Comparison of FLP and ILIT. Both the FLP and ILIT are excellent estate planning concepts to transfer estates with the smallest possible shrinkage. The ILIT may not be altered, amended or changed. The FLP is amendable by the partners.
Using the ILIT requires an insured estate owner to relinquish virtually all control over the policies and trust assets. Using the FLP, the general partner insureds have management control over all partnership assets, including life insurance policies. The value at which partnership assets, including insurance death proceeds, are included in their gross estate depends upon the partnership ownership interest. The partners can possess a small percentage and still serve as the managing general partners. Thus, the insured general partners retain some measure of control without having the entire death proceeds included in the taxable estate.

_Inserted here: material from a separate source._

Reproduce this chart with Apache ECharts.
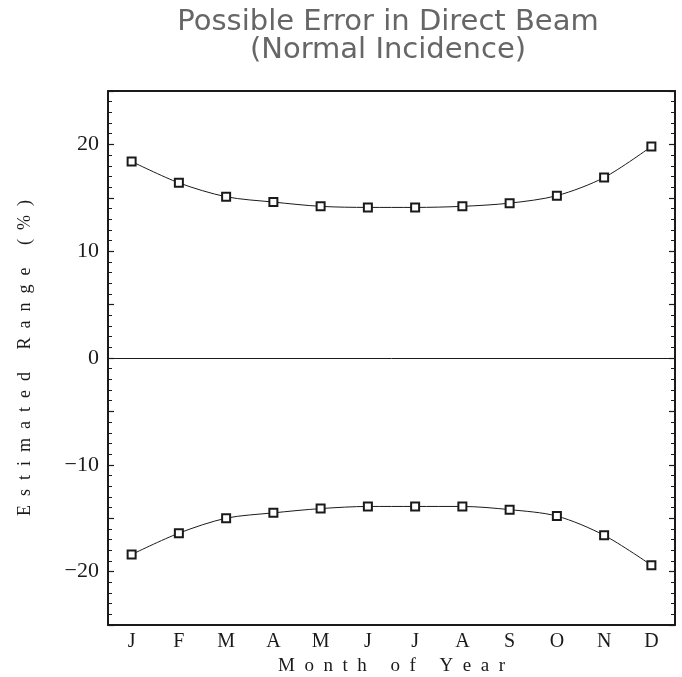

The ILIT may be created to hold only life insurance policies, with premiums gifted to the trust by the grantor and spouse. The ILIT may also manage assets that have been transferred to the trust. The FLP must manage assets to qualify as a legitimate partnership and may own insurance as one of those assets. Of critical importance is the absolute requirement that any insurance owned by and payable to the FLP be free of federal estate taxes except to the extent of the general partners' percentage ownership interest in the FLP.
If ownership of insurance by an FLP presents a problem to the client or legal advisor, then partnership income distributions can be made directly to the limited partner children. The children may purchase insurance directly on their parents’ lives, with the children as equal owners and equal beneficiaries. This arrangement will provide estate tax-free insurance proceeds to the children to help pay estate taxes.